I tend to get a little hungry mid-morning and mid-afternoon.  I often want a snack.  Snacking, as my friend Tim Rees (a professional nutritionist) points out, is generally bad! When the blood sugar is low it is very easy to grab something unhealthy to eat – a sweet biscuit, chocolate bar or similar would be my thing. But I know this is not good for me so I have tried other replacement snacks.

I have experimented with various options, and some things just don’t hit the spot, but I have found that I have a real thing for hummus.  I know hummus is nothing like a chocolate biscuit but it turns out that if there is some hummus around, especially with a carrot or some sweet pepper, then there is a good chance I can avoid a sugary snack.
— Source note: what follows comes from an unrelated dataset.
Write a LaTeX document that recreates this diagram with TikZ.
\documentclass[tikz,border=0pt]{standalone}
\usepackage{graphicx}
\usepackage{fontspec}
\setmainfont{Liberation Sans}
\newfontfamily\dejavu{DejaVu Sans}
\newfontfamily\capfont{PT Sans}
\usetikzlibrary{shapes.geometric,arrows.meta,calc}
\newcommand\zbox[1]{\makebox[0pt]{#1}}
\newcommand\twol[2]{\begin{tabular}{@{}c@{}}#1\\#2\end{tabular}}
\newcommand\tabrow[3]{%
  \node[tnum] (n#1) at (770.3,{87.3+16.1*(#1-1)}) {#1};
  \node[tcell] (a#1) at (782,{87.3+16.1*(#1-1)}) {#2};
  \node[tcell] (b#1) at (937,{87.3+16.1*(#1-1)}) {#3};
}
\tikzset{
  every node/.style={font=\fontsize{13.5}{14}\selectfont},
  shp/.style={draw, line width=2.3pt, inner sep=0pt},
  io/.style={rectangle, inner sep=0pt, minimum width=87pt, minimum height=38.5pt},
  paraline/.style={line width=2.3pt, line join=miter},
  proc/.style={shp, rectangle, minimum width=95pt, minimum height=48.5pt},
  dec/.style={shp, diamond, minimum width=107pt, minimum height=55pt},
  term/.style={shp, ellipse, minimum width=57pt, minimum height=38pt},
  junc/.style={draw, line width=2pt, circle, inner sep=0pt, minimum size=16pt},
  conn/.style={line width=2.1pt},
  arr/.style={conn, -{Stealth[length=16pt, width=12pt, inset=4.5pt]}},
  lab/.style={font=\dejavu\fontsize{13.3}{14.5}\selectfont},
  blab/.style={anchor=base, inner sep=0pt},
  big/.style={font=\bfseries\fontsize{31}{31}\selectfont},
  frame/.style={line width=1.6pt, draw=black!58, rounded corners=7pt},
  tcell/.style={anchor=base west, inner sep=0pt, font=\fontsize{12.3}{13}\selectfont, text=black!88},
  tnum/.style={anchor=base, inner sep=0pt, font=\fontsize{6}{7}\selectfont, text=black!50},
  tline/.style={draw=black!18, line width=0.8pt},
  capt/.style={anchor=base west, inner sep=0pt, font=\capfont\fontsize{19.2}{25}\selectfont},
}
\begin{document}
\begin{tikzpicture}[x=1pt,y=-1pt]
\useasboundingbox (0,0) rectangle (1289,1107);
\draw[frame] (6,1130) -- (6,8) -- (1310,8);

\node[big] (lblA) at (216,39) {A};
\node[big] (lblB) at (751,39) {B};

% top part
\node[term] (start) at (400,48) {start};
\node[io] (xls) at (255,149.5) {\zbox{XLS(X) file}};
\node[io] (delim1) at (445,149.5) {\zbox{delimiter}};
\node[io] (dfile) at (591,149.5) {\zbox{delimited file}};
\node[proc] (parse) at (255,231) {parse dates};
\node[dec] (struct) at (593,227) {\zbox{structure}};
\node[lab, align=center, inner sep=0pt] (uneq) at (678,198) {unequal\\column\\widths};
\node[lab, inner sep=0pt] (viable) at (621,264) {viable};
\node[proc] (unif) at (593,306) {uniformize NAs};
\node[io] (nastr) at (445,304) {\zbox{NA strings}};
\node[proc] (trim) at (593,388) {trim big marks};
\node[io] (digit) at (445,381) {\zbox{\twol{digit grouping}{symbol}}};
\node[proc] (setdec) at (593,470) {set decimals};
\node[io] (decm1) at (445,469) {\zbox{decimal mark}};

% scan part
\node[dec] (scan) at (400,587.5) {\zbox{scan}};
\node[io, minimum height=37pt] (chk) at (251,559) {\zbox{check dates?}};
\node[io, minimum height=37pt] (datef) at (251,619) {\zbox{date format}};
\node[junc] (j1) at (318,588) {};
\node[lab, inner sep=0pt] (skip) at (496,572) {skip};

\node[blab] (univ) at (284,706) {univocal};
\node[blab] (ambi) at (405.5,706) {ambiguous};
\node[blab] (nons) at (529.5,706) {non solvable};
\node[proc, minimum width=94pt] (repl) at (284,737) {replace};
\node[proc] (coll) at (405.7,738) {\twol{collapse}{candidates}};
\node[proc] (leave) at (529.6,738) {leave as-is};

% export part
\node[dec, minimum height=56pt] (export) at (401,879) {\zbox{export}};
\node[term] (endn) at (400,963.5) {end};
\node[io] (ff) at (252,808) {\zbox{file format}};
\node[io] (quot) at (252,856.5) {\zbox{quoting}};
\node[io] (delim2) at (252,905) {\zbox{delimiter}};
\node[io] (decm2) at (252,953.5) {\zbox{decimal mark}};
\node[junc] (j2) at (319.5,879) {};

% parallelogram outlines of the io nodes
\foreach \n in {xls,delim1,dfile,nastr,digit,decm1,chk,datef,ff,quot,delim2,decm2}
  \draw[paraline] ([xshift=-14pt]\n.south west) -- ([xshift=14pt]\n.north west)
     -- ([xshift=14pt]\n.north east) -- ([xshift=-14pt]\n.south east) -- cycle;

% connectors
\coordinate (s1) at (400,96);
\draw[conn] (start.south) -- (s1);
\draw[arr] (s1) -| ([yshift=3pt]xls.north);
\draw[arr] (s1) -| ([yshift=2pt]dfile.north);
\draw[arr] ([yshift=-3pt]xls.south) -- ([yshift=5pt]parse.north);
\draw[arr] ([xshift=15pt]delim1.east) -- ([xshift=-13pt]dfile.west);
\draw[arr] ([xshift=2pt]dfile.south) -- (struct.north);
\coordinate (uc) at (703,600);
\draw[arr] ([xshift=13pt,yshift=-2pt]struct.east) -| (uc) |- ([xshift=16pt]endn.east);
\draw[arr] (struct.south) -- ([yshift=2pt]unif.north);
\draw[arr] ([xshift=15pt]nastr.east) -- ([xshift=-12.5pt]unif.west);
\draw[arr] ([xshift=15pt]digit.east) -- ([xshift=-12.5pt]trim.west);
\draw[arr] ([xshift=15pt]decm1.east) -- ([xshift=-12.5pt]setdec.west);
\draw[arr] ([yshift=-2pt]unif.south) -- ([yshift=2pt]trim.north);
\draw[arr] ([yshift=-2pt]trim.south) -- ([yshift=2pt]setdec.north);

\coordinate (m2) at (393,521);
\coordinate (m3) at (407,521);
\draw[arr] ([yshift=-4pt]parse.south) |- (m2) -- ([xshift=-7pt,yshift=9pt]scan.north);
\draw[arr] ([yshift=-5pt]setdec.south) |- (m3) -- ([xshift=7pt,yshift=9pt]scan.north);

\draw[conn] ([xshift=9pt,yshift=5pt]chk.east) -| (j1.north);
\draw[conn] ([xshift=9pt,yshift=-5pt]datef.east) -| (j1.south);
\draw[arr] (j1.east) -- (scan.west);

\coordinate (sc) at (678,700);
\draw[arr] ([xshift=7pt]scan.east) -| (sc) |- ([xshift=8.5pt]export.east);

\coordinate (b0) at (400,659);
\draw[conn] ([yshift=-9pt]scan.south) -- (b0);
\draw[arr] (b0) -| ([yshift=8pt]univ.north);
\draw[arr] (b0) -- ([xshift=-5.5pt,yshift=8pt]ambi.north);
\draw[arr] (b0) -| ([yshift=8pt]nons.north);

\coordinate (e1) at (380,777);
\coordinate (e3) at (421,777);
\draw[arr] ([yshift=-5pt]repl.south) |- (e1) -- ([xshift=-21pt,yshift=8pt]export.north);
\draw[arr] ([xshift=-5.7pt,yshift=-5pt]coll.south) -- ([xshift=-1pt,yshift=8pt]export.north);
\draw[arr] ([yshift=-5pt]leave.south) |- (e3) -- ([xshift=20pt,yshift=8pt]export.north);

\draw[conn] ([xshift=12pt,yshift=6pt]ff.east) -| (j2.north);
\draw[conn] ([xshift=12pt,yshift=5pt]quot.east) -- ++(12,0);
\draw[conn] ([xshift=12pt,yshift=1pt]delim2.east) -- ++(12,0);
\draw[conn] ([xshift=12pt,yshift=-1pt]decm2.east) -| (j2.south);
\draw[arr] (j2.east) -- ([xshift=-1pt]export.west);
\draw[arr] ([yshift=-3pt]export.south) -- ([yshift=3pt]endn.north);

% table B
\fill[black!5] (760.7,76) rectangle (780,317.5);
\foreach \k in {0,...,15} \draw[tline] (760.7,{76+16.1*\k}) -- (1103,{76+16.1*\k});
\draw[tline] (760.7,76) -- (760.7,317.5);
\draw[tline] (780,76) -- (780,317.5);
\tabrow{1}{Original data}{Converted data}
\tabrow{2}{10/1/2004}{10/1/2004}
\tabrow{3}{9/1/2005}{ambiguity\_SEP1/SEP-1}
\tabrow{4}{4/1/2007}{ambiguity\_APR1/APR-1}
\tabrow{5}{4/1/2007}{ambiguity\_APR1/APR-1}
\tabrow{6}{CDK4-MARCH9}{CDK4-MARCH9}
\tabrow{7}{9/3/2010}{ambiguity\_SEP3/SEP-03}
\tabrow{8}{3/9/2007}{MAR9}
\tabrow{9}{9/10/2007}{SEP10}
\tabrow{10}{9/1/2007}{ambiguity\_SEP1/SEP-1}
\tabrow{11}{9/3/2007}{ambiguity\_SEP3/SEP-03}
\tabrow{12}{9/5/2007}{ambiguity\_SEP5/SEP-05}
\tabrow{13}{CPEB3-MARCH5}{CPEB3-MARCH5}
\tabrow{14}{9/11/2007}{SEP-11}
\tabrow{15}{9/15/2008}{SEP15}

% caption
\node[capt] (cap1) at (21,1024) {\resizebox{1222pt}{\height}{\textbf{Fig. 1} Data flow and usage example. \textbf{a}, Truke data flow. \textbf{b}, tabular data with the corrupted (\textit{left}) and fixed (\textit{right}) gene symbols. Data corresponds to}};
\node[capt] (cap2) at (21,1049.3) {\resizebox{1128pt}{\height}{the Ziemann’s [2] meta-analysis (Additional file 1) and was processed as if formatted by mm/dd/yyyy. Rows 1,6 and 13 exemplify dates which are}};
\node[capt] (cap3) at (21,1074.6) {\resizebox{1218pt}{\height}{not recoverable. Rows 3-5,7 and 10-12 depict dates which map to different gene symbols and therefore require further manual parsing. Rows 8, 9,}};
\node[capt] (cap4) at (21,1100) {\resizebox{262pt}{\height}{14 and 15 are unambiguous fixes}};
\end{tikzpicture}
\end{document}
“Change might not be fast and it isn’t always easy. But with time and effort, almost any habit can be reshaped.” 

Charles Duhigg

Experiment with the new habit

Most people fail with instilling new habits as they don’t persist and learn from their failures. Creating a new habit is hard. You will fail but that failure is just new data to help you succeed. If you did not get the required action, what can you change in the cue or the reward to get a better result? Experiment, changing one factor at a time until you find something that works.

“Failures, repeated failures, are finger posts on the road to achievement. One fails forward toward success” 

C.S. Lewis

Example: two goals but only one successful habit

But even knowing this is not enough. For example, recently I set myself two goals. One to learn and play the guitar and the other to get fit for a race. But I only really succeeded with the latter goal. Why is that?
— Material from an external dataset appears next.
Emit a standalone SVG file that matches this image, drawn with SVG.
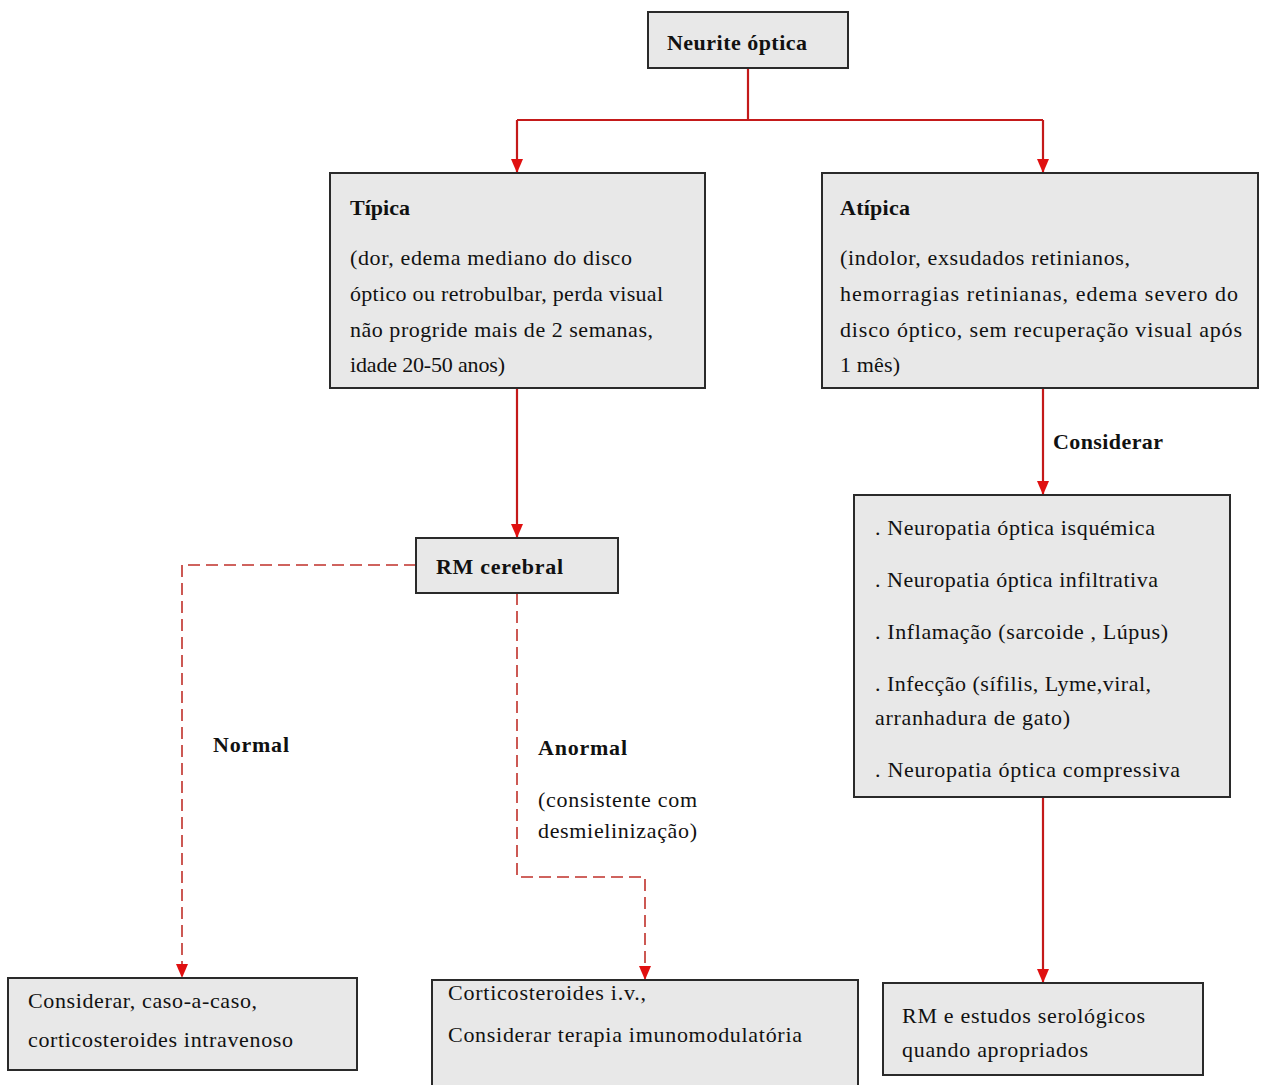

I started playing the guitar in my teens, but I had never really improved beyond a certain (and basic) level.  Why? Quite simply it was because I never practised enough.  I never developed guitar practice as a habit. But, I decided to try again during the pandemic.

In my dreams, I would be able to play like Jimi Hendrix.  In my mind’s eye, I could see myself saving the day at a gig, strolling onto the stage to replace an injured lead guitarist, and stunning my friends with amazing solos, my fingers a blur on the fretboard!  But there was a big difference between successful guitarists and me. That difference went beyond just raw talent (of which I had very little).

Guitar legends such as Jimi Hendrix would pick a guitar up at the beginning of the day and hardly put it down until they went to bed; it is like an extension of their body.  I rarely picked mine up at all.  When practising I got frustrated or bored quickly and if I had the choice between playing for an hour on the guitar or going to the gym, I would generally choose the latter.

So, I managed to get fit but have (so far) failed in my goal of improving my guitar playing. Success in one and failure in another came down to competing values and priorities regarding my time management. I only had the capacity to develop one new habit and achieve one goal.

The simple fact is you can become good at almost anything, but you cannot be good at everything. You must prioritise. You have to make decisions between the goals you want to achieve and the habits you want to form. It takes focus and energy to build and solidify good habits. So be clear about your personal values and set your priorities before you start building your new habit.

How to start turning goals and decisions into habits

Achieving a personal development goal is not a one-off decision. Success is the cumulative effect of good choices made every day. Habit reinforces our decision-making and makes it easier to do the right thing.

But we cannot change everything all at once or achieve all our goals at the same time. First, we must work out the goal we value most. We must prioritise what we want to do. Think, what is the most important change you want to make?

Then we have to build a new habit. We do this by experimenting with the habit loop and manipulating the response to any stimulus. By working out the cue, we can build a new routine, reinforced by rewards.

Crack the new habit and you will have exponentially improved your chances of making the decisions and achieving success.

“Many of life’s failures are people who did not realise how close they were to success when they gave up.”